_Recorded data:_
+ + + + +
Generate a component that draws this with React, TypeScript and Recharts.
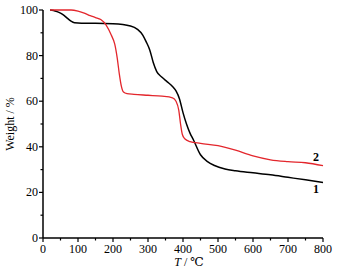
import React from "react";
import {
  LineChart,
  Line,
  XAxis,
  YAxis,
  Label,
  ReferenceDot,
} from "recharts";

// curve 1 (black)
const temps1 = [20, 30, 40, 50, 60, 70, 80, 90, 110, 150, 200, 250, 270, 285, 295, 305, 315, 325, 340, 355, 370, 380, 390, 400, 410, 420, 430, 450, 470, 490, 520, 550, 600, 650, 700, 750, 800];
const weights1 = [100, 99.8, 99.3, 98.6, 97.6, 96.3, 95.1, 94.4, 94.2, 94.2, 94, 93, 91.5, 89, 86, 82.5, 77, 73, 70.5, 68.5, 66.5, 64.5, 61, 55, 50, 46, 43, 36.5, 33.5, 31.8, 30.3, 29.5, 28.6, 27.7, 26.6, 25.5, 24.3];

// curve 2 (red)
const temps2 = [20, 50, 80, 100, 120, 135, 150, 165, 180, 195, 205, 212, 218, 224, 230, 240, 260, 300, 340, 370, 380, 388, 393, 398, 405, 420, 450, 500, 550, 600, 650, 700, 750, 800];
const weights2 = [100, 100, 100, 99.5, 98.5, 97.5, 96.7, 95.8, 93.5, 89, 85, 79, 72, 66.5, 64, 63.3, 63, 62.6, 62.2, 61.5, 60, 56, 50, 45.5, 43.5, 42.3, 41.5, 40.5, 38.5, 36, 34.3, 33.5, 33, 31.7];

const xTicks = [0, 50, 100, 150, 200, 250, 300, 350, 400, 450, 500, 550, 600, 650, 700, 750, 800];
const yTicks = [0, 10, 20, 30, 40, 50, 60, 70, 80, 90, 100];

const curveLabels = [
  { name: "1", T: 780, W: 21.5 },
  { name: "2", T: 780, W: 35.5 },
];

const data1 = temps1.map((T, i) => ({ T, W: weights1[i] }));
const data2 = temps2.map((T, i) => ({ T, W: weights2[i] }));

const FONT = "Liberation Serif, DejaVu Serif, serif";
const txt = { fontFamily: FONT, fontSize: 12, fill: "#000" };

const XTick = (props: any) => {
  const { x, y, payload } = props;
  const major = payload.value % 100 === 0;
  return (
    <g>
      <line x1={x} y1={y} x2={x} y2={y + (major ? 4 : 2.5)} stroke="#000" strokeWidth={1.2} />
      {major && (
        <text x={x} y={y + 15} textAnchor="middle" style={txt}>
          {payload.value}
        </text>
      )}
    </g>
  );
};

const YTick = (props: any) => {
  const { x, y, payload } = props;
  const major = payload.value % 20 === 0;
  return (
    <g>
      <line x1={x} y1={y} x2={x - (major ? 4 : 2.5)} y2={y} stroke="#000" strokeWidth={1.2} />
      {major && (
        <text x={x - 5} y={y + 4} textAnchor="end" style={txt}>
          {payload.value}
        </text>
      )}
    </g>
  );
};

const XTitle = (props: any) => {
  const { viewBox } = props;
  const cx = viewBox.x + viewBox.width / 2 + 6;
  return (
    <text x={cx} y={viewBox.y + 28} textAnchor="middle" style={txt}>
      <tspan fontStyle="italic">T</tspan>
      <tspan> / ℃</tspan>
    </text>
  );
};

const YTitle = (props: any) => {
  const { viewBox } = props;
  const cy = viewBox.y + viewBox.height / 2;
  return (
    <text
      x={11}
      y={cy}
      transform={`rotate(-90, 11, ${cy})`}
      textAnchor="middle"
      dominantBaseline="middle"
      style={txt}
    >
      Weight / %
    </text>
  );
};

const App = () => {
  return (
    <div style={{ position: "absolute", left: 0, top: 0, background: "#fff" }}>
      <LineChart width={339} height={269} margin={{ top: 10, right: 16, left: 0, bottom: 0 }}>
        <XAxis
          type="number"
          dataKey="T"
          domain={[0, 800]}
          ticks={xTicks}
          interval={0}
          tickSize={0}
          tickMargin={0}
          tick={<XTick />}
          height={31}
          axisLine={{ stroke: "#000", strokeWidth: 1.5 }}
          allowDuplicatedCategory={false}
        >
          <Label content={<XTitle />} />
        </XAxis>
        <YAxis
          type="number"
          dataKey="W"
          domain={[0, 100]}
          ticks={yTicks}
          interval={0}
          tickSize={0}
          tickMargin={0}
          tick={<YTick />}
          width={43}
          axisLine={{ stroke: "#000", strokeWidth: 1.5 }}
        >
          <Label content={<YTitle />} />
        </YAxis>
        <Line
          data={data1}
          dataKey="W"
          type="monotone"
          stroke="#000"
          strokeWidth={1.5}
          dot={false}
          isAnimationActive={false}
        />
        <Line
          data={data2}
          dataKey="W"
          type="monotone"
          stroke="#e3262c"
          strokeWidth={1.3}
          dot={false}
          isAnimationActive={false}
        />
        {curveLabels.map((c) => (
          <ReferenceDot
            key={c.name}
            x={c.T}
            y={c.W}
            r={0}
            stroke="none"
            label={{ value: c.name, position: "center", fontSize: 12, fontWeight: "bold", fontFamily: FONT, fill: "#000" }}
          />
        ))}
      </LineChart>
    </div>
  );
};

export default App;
+ + + + +
_Objective:_
Leave out the pictures and copy the rest of the material above exactly.

_Task solution:_
Generate a component that draws this with React, TypeScript and Recharts.
import React from "react";
import {
  LineChart,
  Line,
  XAxis,
  YAxis,
  Label,
  ReferenceDot,
} from "recharts";

// curve 1 (black)
const temps1 = [20, 30, 40, 50, 60, 70, 80, 90, 110, 150, 200, 250, 270, 285, 295, 305, 315, 325, 340, 355, 370, 380, 390, 400, 410, 420, 430, 450, 470, 490, 520, 550, 600, 650, 700, 750, 800];
const weights1 = [100, 99.8, 99.3, 98.6, 97.6, 96.3, 95.1, 94.4, 94.2, 94.2, 94, 93, 91.5, 89, 86, 82.5, 77, 73, 70.5, 68.5, 66.5, 64.5, 61, 55, 50, 46, 43, 36.5, 33.5, 31.8, 30.3, 29.5, 28.6, 27.7, 26.6, 25.5, 24.3];

// curve 2 (red)
const temps2 = [20, 50, 80, 100, 120, 135, 150, 165, 180, 195, 205, 212, 218, 224, 230, 240, 260, 300, 340, 370, 380, 388, 393, 398, 405, 420, 450, 500, 550, 600, 650, 700, 750, 800];
const weights2 = [100, 100, 100, 99.5, 98.5, 97.5, 96.7, 95.8, 93.5, 89, 85, 79, 72, 66.5, 64, 63.3, 63, 62.6, 62.2, 61.5, 60, 56, 50, 45.5, 43.5, 42.3, 41.5, 40.5, 38.5, 36, 34.3, 33.5, 33, 31.7];

const xTicks = [0, 50, 100, 150, 200, 250, 300, 350, 400, 450, 500, 550, 600, 650, 700, 750, 800];
const yTicks = [0, 10, 20, 30, 40, 50, 60, 70, 80, 90, 100];

const curveLabels = [
  { name: "1", T: 780, W: 21.5 },
  { name: "2", T: 780, W: 35.5 },
];

const data1 = temps1.map((T, i) => ({ T, W: weights1[i] }));
const data2 = temps2.map((T, i) => ({ T, W: weights2[i] }));

const FONT = "Liberation Serif, DejaVu Serif, serif";
const txt = { fontFamily: FONT, fontSize: 12, fill: "#000" };

const XTick = (props: any) => {
  const { x, y, payload } = props;
  const major = payload.value % 100 === 0;
  return (
    <g>
      <line x1={x} y1={y} x2={x} y2={y + (major ? 4 : 2.5)} stroke="#000" strokeWidth={1.2} />
      {major && (
        <text x={x} y={y + 15} textAnchor="middle" style={txt}>
          {payload.value}
        </text>
      )}
    </g>
  );
};

const YTick = (props: any) => {
  const { x, y, payload } = props;
  const major = payload.value % 20 === 0;
  return (
    <g>
      <line x1={x} y1={y} x2={x - (major ? 4 : 2.5)} y2={y} stroke="#000" strokeWidth={1.2} />
      {major && (
        <text x={x - 5} y={y + 4} textAnchor="end" style={txt}>
          {payload.value}
        </text>
      )}
    </g>
  );
};

const XTitle = (props: any) => {
  const { viewBox } = props;
  const cx = viewBox.x + viewBox.width / 2 + 6;
  return (
    <text x={cx} y={viewBox.y + 28} textAnchor="middle" style={txt}>
      <tspan fontStyle="italic">T</tspan>
      <tspan> / ℃</tspan>
    </text>
  );
};

const YTitle = (props: any) => {
  const { viewBox } = props;
  const cy = viewBox.y + viewBox.height / 2;
  return (
    <text
      x={11}
      y={cy}
      transform={`rotate(-90, 11, ${cy})`}
      textAnchor="middle"
      dominantBaseline="middle"
      style={txt}
    >
      Weight / %
    </text>
  );
};

const App = () => {
  return (
    <div style={{ position: "absolute", left: 0, top: 0, background: "#fff" }}>
      <LineChart width={339} height={269} margin={{ top: 10, right: 16, left: 0, bottom: 0 }}>
        <XAxis
          type="number"
          dataKey="T"
          domain={[0, 800]}
          ticks={xTicks}
          interval={0}
          tickSize={0}
          tickMargin={0}
          tick={<XTick />}
          height={31}
          axisLine={{ stroke: "#000", strokeWidth: 1.5 }}
          allowDuplicatedCategory={false}
        >
          <Label content={<XTitle />} />
        </XAxis>
        <YAxis
          type="number"
          dataKey="W"
          domain={[0, 100]}
          ticks={yTicks}
          interval={0}
          tickSize={0}
          tickMargin={0}
          tick={<YTick />}
          width={43}
          axisLine={{ stroke: "#000", strokeWidth: 1.5 }}
        >
          <Label content={<YTitle />} />
        </YAxis>
        <Line
          data={data1}
          dataKey="W"
          type="monotone"
          stroke="#000"
          strokeWidth={1.5}
          dot={false}
          isAnimationActive={false}
        />
        <Line
          data={data2}
          dataKey="W"
          type="monotone"
          stroke="#e3262c"
          strokeWidth={1.3}
          dot={false}
          isAnimationActive={false}
        />
        {curveLabels.map((c) => (
          <ReferenceDot
            key={c.name}
            x={c.T}
            y={c.W}
            r={0}
            stroke="none"
            label={{ value: c.name, position: "center", fontSize: 12, fontWeight: "bold", fontFamily: FONT, fill: "#000" }}
          />
        ))}
      </LineChart>
    </div>
  );
};

export default App;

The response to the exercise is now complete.